### REQUIREMENTS
Looking at the listing, state how many of its lines contain the string "draw". Write only the number.

### DATA SECTION
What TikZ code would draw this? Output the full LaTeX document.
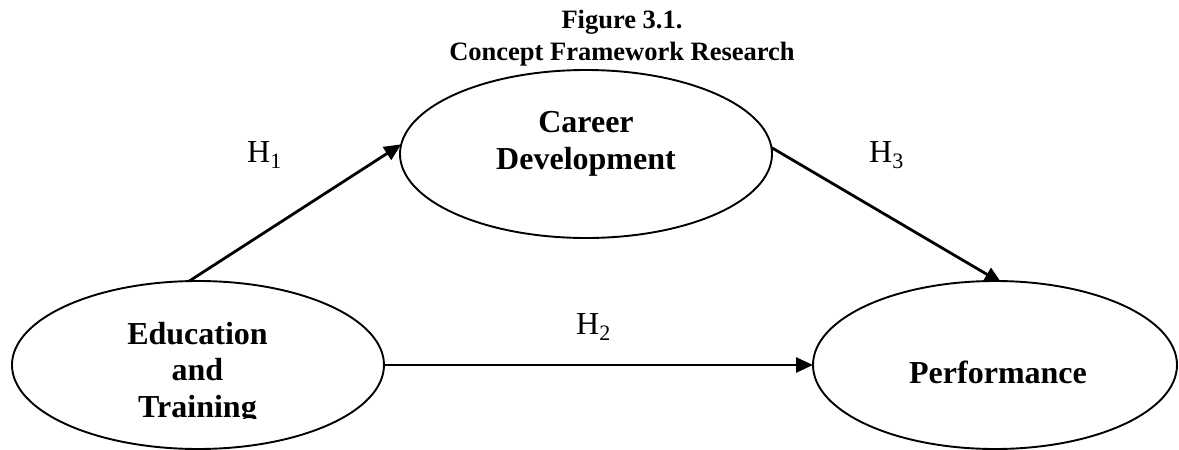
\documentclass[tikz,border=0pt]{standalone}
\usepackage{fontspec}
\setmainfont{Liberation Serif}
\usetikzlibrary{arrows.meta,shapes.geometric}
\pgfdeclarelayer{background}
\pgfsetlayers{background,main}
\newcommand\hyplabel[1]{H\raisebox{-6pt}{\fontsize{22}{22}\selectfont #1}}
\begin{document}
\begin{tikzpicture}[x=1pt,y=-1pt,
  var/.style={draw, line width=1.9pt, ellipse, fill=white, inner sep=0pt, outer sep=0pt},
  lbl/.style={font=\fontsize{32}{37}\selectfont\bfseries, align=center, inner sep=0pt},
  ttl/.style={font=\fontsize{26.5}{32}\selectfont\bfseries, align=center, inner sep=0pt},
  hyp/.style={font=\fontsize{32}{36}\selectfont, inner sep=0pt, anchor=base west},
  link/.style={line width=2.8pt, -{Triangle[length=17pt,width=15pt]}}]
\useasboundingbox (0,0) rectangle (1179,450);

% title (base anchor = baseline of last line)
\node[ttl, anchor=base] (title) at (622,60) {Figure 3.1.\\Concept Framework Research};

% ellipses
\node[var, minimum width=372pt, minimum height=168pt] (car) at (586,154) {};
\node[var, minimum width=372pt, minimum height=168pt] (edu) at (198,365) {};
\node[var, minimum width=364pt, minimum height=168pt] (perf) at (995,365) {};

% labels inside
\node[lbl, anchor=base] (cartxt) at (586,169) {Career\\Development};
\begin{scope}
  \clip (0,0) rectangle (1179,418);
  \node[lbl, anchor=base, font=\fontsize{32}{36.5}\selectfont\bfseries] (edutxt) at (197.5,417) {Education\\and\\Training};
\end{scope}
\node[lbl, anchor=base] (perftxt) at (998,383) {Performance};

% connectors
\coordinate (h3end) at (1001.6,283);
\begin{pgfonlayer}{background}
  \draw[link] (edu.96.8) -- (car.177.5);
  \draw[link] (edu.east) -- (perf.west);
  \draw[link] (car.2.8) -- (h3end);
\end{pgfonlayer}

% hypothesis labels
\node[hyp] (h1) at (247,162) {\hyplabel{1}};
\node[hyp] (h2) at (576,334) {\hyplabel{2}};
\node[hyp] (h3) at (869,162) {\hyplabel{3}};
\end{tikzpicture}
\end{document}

### OUTPUT OF THE EXERCISE
5